WHAT YOU WILL DO: Select, from the data, each line where "chart" occurs.

#### GIVEN INFORMATION ####

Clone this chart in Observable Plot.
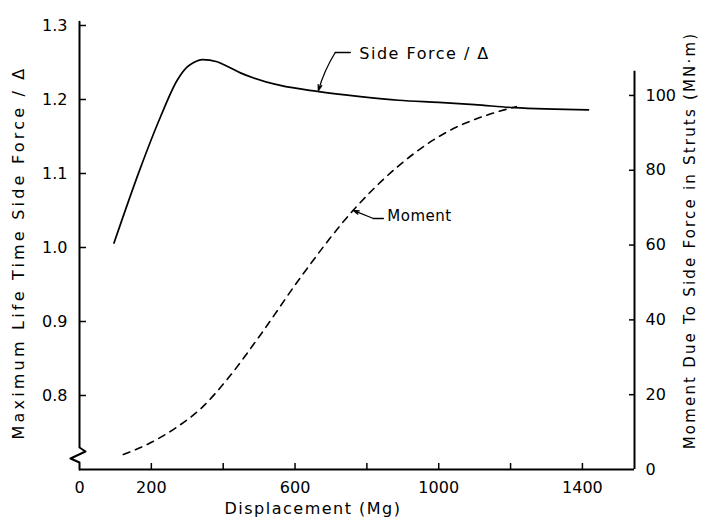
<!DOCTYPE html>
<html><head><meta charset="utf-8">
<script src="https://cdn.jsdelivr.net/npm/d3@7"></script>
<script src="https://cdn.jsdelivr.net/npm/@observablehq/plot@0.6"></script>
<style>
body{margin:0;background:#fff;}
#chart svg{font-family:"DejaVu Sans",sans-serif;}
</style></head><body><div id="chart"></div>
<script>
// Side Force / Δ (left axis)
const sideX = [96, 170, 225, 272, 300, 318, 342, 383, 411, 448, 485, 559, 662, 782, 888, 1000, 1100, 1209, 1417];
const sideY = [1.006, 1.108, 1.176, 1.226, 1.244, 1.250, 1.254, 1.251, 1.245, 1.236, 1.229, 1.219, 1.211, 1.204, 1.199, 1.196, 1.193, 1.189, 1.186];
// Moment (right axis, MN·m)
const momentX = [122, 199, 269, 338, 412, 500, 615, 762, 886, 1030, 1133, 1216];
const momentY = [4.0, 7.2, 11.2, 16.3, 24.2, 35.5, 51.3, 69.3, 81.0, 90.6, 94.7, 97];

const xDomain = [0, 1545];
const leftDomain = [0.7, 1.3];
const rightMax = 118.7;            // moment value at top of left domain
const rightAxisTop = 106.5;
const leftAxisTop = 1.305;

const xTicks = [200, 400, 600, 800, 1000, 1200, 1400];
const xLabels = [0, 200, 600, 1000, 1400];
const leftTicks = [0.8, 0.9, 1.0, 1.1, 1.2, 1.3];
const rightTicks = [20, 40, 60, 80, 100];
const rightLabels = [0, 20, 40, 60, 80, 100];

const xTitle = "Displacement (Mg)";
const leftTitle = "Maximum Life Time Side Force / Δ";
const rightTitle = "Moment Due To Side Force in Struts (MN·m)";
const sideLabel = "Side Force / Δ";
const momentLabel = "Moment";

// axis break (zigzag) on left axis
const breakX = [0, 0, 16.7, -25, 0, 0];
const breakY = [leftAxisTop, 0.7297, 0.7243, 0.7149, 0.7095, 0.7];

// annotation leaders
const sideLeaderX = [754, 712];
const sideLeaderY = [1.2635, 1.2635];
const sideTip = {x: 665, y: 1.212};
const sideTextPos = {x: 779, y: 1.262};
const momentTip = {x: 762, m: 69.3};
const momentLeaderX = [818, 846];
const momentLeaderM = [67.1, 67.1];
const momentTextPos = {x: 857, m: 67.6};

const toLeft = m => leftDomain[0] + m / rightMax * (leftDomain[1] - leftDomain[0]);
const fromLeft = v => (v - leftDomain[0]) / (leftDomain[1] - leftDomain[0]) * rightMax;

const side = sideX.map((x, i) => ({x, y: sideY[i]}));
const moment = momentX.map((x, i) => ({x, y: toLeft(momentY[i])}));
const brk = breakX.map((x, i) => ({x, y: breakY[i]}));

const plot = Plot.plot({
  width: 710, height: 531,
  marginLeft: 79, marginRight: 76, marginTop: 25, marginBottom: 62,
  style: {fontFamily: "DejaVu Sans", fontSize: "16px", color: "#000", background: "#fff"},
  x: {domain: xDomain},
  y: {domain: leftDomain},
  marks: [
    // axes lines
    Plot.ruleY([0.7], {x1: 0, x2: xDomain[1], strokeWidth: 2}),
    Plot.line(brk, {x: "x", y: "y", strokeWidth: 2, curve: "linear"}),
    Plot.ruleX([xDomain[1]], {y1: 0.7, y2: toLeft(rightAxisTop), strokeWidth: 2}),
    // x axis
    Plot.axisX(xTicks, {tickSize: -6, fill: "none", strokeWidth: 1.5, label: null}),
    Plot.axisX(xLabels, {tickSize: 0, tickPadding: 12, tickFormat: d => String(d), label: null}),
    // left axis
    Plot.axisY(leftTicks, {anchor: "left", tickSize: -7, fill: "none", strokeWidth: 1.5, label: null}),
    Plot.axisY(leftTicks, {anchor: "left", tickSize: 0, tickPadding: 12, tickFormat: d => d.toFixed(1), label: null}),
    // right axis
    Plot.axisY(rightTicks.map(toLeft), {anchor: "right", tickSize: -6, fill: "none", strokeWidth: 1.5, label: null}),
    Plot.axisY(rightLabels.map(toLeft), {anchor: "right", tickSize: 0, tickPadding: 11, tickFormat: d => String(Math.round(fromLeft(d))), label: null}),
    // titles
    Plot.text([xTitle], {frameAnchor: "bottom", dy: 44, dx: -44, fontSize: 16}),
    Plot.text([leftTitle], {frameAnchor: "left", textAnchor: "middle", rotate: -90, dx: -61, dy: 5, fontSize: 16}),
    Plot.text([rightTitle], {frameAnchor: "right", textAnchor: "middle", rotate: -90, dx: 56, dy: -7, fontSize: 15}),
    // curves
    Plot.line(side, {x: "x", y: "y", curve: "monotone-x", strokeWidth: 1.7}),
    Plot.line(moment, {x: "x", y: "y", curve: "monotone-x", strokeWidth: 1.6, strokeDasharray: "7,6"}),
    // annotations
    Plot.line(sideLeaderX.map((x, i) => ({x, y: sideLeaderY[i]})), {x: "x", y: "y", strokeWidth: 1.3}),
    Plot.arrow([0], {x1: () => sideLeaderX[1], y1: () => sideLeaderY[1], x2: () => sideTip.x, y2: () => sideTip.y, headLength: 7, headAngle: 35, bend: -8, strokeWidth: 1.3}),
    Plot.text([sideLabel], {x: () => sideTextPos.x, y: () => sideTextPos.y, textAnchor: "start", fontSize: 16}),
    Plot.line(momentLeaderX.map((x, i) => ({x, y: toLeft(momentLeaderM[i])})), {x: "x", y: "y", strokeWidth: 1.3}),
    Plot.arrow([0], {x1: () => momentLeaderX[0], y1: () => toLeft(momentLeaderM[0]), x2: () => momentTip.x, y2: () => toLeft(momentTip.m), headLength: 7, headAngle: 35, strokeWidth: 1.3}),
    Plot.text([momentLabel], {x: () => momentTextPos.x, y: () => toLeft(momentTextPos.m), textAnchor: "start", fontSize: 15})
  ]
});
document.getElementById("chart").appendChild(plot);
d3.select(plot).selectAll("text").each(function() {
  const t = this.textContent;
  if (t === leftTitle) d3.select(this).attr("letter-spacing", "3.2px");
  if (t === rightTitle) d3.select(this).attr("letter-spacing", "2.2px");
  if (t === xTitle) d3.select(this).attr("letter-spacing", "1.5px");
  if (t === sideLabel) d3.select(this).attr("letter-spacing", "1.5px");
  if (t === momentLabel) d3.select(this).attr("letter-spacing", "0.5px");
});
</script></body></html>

####

COMPLETE OUTPUT:
Clone this chart in Observable Plot.
#chart svg{font-family:"DejaVu Sans",sans-serif;}
</style></head><body><div id="chart"></div>
document.getElementById("chart").appendChild(plot);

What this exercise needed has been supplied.